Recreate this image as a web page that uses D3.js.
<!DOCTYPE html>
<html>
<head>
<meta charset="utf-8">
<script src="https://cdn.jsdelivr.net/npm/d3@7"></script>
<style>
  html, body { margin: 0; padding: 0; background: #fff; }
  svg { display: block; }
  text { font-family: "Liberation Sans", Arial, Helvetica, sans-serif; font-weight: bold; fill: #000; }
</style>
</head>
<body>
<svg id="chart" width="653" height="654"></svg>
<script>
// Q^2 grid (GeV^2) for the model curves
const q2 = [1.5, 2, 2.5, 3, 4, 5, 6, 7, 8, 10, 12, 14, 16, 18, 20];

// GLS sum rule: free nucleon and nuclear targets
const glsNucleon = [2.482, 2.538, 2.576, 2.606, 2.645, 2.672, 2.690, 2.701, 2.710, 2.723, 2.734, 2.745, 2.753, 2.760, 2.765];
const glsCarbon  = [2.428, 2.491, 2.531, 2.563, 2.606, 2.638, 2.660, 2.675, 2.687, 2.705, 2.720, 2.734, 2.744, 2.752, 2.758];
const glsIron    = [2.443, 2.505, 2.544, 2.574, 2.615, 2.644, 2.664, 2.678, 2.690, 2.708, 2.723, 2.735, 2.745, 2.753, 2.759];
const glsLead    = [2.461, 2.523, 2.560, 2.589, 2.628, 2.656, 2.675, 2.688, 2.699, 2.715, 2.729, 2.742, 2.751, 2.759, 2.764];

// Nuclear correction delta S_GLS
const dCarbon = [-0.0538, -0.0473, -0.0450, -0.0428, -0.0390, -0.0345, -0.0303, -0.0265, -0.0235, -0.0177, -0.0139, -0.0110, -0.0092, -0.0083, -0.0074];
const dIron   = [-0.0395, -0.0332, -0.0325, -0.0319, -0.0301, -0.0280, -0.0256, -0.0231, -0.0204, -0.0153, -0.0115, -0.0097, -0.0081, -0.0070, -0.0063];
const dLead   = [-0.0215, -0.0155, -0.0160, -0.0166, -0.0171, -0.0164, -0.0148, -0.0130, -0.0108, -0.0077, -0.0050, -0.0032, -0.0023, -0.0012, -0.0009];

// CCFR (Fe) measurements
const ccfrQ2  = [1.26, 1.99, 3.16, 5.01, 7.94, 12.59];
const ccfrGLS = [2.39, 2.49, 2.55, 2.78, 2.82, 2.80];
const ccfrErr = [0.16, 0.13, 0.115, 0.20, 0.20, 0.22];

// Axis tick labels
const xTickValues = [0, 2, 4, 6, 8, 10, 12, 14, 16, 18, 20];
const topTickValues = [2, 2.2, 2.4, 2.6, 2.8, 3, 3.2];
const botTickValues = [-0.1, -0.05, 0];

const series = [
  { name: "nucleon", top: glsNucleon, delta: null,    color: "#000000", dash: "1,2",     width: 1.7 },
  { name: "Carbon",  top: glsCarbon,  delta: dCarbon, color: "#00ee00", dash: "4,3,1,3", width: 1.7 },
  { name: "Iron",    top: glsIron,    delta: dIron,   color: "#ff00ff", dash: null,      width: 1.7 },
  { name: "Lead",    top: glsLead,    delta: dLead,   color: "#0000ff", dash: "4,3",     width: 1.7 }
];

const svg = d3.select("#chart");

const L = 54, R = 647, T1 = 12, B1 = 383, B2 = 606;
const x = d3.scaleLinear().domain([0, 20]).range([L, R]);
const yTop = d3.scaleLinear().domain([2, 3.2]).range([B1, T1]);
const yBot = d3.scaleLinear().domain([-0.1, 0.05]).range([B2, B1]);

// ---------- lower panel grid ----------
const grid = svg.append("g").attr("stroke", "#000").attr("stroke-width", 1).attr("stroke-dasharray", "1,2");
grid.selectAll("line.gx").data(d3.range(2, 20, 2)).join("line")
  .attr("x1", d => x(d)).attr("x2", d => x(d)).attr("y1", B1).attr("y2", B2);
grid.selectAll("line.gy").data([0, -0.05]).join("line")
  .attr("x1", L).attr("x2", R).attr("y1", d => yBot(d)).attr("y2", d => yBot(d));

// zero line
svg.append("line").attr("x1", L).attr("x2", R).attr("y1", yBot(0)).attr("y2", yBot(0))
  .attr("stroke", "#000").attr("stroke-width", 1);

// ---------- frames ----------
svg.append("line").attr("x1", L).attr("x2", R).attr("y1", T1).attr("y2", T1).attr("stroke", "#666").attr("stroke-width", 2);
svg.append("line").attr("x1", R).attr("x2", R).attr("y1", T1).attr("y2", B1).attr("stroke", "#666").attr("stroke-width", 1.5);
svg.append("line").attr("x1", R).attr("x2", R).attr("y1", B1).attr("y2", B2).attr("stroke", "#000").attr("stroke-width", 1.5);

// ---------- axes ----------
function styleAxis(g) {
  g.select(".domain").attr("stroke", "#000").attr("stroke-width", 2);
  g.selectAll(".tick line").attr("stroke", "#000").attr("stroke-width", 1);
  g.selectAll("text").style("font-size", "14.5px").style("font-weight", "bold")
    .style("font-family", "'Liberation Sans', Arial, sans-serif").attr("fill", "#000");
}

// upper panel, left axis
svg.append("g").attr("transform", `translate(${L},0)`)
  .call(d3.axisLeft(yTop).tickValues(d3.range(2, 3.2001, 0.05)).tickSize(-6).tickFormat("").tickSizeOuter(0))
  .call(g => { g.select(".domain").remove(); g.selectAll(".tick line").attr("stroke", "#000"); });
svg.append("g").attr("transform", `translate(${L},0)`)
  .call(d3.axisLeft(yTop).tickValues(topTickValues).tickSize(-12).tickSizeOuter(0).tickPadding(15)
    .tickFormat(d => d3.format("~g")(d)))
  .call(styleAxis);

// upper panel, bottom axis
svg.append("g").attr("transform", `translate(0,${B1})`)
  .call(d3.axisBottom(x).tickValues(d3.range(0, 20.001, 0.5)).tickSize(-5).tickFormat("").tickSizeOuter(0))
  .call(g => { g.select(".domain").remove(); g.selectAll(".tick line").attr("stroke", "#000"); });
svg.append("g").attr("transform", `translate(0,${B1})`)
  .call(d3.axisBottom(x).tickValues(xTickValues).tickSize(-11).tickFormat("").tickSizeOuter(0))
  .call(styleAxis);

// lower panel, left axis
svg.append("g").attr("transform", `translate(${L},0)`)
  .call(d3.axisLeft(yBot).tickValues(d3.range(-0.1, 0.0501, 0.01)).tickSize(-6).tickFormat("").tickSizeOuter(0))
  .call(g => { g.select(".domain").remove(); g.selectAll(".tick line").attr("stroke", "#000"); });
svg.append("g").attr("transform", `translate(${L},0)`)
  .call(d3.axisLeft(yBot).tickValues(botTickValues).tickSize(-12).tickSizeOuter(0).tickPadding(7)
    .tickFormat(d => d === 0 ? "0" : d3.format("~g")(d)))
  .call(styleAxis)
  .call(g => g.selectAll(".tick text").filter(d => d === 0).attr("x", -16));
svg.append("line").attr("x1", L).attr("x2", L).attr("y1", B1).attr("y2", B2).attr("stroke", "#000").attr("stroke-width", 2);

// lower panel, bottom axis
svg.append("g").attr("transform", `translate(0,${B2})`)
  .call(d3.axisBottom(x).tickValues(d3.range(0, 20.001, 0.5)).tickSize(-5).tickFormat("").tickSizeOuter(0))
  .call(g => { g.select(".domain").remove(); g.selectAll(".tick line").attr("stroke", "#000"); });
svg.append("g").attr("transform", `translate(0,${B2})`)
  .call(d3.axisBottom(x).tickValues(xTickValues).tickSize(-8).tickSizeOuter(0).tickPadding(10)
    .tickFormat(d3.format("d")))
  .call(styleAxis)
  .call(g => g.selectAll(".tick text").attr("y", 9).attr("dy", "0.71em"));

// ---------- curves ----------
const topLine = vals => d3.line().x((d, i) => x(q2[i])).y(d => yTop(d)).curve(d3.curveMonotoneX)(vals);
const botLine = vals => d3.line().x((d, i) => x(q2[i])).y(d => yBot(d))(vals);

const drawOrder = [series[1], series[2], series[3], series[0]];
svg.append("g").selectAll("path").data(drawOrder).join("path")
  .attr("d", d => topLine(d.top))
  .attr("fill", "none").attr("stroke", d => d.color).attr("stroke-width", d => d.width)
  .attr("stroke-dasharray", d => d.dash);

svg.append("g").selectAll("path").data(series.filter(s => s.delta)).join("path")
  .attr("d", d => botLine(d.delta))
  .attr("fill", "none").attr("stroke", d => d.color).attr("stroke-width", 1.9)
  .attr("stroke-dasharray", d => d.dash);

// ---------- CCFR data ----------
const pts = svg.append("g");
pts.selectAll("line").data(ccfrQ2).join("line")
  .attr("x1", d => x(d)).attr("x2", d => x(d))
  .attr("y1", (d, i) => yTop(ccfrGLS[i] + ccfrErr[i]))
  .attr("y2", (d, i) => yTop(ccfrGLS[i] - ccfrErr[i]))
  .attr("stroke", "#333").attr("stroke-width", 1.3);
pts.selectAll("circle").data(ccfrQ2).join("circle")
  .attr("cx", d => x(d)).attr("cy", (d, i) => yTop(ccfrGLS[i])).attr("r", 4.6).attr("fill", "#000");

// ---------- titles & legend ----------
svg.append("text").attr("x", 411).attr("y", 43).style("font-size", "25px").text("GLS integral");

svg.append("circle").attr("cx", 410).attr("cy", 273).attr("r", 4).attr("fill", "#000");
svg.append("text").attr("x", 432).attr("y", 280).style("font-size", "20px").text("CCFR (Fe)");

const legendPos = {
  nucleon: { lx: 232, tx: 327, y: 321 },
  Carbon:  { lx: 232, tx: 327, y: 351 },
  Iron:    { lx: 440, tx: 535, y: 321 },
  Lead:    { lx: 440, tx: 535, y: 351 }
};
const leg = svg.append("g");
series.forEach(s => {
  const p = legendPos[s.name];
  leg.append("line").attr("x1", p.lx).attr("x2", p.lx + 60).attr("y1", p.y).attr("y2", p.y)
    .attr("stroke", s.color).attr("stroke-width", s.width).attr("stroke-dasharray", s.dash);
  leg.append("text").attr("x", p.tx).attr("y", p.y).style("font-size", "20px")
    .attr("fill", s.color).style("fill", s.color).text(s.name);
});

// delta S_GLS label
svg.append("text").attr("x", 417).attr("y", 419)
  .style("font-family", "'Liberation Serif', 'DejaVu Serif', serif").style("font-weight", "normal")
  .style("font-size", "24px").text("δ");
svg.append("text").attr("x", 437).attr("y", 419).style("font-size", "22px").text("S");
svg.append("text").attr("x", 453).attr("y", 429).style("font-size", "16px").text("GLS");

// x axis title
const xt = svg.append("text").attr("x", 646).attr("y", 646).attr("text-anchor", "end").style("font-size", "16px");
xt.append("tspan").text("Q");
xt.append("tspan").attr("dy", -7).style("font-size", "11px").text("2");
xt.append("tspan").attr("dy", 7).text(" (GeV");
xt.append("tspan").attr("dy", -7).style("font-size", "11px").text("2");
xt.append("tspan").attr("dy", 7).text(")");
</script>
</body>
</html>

» **What this task involves**
Write out the listing's lines exactly, from its first line through the line that contains "const botTickValues = [-0.1, -0.05, 0];", and stop there.

» **Solution**
Recreate this image as a web page that uses D3.js.
<!DOCTYPE html>
<html>
<head>
<meta charset="utf-8">
<script src="https://cdn.jsdelivr.net/npm/d3@7"></script>
<style>
  html, body { margin: 0; padding: 0; background: #fff; }
  svg { display: block; }
  text { font-family: "Liberation Sans", Arial, Helvetica, sans-serif; font-weight: bold; fill: #000; }
</style>
</head>
<body>
<svg id="chart" width="653" height="654"></svg>
<script>
// Q^2 grid (GeV^2) for the model curves
const q2 = [1.5, 2, 2.5, 3, 4, 5, 6, 7, 8, 10, 12, 14, 16, 18, 20];

// GLS sum rule: free nucleon and nuclear targets
const glsNucleon = [2.482, 2.538, 2.576, 2.606, 2.645, 2.672, 2.690, 2.701, 2.710, 2.723, 2.734, 2.745, 2.753, 2.760, 2.765];
const glsCarbon  = [2.428, 2.491, 2.531, 2.563, 2.606, 2.638, 2.660, 2.675, 2.687, 2.705, 2.720, 2.734, 2.744, 2.752, 2.758];
const glsIron    = [2.443, 2.505, 2.544, 2.574, 2.615, 2.644, 2.664, 2.678, 2.690, 2.708, 2.723, 2.735, 2.745, 2.753, 2.759];
const glsLead    = [2.461, 2.523, 2.560, 2.589, 2.628, 2.656, 2.675, 2.688, 2.699, 2.715, 2.729, 2.742, 2.751, 2.759, 2.764];

// Nuclear correction delta S_GLS
const dCarbon = [-0.0538, -0.0473, -0.0450, -0.0428, -0.0390, -0.0345, -0.0303, -0.0265, -0.0235, -0.0177, -0.0139, -0.0110, -0.0092, -0.0083, -0.0074];
const dIron   = [-0.0395, -0.0332, -0.0325, -0.0319, -0.0301, -0.0280, -0.0256, -0.0231, -0.0204, -0.0153, -0.0115, -0.0097, -0.0081, -0.0070, -0.0063];
const dLead   = [-0.0215, -0.0155, -0.0160, -0.0166, -0.0171, -0.0164, -0.0148, -0.0130, -0.0108, -0.0077, -0.0050, -0.0032, -0.0023, -0.0012, -0.0009];

// CCFR (Fe) measurements
const ccfrQ2  = [1.26, 1.99, 3.16, 5.01, 7.94, 12.59];
const ccfrGLS = [2.39, 2.49, 2.55, 2.78, 2.82, 2.80];
const ccfrErr = [0.16, 0.13, 0.115, 0.20, 0.20, 0.22];

// Axis tick labels
const xTickValues = [0, 2, 4, 6, 8, 10, 12, 14, 16, 18, 20];
const topTickValues = [2, 2.2, 2.4, 2.6, 2.8, 3, 3.2];
const botTickValues = [-0.1, -0.05, 0];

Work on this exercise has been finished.